Requirement
A verbatim copy is needed of the lines from the one containing "Clone this chart in D3.js." down to the one containing "1.31, 1.58, 1.83];", inclusive. Print it with no pictures.

Exercise data
-- start --

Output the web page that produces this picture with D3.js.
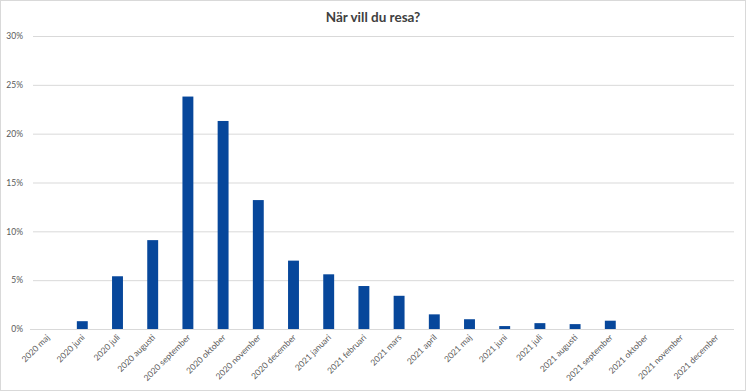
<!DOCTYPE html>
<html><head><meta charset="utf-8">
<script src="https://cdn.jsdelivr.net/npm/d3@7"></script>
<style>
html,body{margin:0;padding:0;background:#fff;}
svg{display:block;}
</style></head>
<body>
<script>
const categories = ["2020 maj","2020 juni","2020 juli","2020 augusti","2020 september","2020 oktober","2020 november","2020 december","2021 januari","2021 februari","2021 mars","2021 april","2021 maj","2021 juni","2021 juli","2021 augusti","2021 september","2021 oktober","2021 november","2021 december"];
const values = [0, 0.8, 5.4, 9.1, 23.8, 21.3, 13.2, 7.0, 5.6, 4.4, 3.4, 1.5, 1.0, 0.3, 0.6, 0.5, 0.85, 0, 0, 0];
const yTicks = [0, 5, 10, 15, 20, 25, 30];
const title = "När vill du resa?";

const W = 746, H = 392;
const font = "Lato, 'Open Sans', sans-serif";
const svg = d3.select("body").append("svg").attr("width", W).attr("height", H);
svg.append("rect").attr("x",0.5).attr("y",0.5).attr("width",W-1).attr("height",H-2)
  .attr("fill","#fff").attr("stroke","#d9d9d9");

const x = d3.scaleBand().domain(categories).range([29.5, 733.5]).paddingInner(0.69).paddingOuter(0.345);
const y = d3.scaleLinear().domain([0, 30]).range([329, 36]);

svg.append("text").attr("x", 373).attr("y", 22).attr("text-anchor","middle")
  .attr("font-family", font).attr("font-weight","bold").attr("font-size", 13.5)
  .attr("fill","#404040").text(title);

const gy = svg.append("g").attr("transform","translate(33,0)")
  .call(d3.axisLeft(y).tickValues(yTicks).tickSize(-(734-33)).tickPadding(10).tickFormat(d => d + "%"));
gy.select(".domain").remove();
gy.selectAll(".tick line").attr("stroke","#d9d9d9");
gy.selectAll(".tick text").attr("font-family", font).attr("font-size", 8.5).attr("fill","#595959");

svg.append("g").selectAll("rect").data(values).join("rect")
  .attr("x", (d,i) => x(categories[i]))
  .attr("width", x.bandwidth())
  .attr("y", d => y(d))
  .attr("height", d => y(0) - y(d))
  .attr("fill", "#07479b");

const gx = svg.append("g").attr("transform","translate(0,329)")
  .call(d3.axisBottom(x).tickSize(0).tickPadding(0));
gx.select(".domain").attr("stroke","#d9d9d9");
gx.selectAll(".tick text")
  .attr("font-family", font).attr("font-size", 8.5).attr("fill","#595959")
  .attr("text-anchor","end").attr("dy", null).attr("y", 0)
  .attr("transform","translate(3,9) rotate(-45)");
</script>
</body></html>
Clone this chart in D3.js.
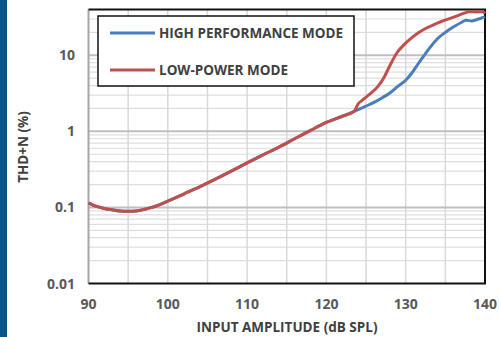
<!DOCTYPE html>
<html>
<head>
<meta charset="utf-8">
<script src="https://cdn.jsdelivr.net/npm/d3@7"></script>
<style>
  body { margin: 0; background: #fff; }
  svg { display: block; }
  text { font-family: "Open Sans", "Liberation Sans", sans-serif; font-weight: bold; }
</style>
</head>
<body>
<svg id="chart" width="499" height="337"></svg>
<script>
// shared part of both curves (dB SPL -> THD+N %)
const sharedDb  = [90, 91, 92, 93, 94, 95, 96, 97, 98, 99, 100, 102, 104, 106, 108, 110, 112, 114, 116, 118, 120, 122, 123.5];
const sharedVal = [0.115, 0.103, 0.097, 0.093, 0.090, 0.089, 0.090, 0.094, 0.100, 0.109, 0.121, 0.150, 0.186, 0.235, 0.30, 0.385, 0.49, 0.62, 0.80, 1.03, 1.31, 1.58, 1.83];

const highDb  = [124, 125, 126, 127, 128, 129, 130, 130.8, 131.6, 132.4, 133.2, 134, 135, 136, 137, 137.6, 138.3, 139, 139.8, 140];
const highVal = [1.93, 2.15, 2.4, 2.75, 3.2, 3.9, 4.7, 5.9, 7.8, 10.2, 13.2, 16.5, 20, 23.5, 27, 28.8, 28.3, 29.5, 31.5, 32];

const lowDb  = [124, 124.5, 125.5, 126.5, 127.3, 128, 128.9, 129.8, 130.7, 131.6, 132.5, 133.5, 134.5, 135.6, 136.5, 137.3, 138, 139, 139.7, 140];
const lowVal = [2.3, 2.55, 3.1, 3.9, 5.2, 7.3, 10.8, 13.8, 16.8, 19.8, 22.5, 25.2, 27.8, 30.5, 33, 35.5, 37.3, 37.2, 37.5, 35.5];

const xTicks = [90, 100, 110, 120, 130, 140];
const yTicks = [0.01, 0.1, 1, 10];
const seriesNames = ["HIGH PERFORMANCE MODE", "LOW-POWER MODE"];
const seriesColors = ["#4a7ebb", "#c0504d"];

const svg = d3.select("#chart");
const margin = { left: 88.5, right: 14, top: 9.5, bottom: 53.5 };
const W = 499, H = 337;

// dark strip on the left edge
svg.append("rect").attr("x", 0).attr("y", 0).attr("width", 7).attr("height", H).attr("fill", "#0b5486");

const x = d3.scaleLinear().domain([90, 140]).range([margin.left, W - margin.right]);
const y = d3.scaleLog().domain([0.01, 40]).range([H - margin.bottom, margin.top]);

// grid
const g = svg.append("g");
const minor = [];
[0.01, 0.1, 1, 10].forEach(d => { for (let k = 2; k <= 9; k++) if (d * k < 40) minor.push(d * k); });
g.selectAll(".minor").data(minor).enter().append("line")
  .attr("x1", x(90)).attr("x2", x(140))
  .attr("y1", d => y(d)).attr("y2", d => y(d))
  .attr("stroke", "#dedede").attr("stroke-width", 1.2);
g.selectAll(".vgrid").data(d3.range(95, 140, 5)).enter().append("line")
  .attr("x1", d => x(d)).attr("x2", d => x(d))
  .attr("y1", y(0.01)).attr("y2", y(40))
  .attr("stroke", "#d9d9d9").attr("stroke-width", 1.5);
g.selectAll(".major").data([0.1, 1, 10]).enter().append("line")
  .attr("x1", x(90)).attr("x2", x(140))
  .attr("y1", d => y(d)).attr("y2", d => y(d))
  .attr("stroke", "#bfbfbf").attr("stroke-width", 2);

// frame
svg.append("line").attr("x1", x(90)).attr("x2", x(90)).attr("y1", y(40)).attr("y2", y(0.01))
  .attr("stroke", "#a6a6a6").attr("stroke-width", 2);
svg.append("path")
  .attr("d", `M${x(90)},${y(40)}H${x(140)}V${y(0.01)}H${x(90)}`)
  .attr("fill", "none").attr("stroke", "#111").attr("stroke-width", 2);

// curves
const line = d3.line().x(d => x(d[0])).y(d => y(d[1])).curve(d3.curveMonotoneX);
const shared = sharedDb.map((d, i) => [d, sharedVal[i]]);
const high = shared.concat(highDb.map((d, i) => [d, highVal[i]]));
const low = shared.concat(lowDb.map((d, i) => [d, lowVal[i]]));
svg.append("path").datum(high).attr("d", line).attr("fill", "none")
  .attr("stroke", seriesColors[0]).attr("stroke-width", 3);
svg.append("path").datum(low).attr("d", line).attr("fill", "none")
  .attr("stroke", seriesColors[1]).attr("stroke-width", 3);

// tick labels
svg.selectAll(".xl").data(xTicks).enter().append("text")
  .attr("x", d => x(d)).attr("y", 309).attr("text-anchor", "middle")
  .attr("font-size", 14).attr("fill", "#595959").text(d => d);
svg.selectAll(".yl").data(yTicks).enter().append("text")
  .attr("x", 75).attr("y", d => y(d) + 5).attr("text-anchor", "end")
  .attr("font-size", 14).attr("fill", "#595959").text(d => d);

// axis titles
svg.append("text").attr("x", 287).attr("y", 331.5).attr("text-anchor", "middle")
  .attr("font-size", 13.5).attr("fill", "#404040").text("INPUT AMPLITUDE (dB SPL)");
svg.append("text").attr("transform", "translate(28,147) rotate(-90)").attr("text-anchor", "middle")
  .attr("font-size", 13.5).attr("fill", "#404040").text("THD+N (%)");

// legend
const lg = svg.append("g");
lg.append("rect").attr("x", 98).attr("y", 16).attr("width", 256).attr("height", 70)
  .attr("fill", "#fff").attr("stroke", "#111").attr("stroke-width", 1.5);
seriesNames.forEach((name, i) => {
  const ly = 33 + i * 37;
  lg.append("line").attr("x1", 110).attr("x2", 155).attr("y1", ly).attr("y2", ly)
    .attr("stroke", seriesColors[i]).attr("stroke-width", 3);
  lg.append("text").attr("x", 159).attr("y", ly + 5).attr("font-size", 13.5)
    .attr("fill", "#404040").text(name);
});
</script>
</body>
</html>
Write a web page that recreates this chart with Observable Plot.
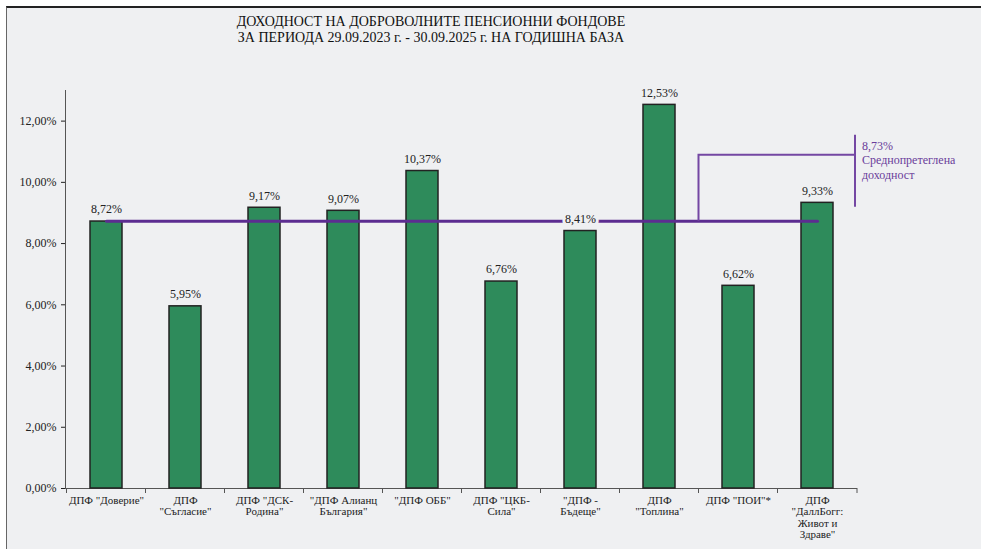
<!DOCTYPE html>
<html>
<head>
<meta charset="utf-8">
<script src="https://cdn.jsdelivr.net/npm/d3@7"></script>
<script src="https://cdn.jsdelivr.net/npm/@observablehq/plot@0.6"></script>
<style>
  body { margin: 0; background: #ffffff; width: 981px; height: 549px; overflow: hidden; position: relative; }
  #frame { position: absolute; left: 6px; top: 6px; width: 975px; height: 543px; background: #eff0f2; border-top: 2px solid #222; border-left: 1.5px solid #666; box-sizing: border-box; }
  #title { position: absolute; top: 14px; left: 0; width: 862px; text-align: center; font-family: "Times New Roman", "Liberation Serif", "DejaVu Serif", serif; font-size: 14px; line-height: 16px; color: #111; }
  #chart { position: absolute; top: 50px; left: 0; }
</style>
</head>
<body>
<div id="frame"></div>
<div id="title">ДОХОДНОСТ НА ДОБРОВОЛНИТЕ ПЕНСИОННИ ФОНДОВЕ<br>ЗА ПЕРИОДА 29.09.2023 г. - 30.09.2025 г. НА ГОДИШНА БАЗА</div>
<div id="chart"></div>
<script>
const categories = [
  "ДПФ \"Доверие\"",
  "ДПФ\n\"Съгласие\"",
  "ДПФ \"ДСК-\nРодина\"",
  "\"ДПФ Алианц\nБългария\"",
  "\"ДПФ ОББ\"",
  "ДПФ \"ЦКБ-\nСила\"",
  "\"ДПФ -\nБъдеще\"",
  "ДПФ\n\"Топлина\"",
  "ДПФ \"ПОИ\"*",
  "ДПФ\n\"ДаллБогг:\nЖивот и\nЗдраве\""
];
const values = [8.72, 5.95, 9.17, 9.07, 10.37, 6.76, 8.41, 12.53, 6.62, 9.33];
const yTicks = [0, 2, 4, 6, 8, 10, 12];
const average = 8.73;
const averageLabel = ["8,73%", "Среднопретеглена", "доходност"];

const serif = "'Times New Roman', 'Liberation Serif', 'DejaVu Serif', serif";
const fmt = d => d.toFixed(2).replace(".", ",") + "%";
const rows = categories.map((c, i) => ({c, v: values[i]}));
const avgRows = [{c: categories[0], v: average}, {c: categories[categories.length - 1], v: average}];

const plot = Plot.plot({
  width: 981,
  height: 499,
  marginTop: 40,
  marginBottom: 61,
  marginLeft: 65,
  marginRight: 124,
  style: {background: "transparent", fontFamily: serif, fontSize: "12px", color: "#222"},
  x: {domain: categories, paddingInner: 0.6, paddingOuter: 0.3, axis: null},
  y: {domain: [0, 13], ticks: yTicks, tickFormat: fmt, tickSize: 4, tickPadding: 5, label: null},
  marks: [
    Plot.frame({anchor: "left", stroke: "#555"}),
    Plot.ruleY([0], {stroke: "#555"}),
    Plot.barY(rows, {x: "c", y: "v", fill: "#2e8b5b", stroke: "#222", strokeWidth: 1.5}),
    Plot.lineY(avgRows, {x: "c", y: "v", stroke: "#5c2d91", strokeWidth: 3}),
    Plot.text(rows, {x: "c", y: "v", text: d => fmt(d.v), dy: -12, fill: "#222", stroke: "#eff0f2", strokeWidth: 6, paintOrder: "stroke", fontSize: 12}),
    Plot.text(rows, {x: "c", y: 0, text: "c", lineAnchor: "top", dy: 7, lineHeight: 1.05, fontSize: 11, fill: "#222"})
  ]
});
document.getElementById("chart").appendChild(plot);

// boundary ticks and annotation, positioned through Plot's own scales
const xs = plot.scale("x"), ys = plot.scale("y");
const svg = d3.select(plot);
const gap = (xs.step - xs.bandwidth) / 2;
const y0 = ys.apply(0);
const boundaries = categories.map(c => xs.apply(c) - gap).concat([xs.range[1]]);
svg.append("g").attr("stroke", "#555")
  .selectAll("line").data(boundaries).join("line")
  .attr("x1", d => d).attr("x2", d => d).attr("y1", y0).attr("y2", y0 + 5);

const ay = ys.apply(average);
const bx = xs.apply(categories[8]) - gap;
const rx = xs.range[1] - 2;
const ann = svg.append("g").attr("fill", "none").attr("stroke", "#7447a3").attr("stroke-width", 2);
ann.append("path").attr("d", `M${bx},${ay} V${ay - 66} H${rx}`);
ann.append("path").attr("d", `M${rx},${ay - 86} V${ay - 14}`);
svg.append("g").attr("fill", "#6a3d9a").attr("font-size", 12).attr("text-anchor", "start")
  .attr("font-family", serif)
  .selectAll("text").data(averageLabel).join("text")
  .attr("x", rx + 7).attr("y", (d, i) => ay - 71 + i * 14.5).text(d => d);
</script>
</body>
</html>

-- end --

Task answer
Clone this chart in D3.js.
<!DOCTYPE html>
<html>
<head>
<meta charset="utf-8">
<script src="https://cdn.jsdelivr.net/npm/d3@7"></script>
<style>
  body { margin: 0; background: #fff; }
  svg { display: block; }
  text { font-family: "Open Sans", "Liberation Sans", sans-serif; font-weight: bold; }
</style>
</head>
<body>
<svg id="chart" width="499" height="337"></svg>
<script>
// shared part of both curves (dB SPL -> THD+N %)
const sharedDb  = [90, 91, 92, 93, 94, 95, 96, 97, 98, 99, 100, 102, 104, 106, 108, 110, 112, 114, 116, 118, 120, 122, 123.5];
const sharedVal = [0.115, 0.103, 0.097, 0.093, 0.090, 0.089, 0.090, 0.094, 0.100, 0.109, 0.121, 0.150, 0.186, 0.235, 0.30, 0.385, 0.49, 0.62, 0.80, 1.03, 1.31, 1.58, 1.83];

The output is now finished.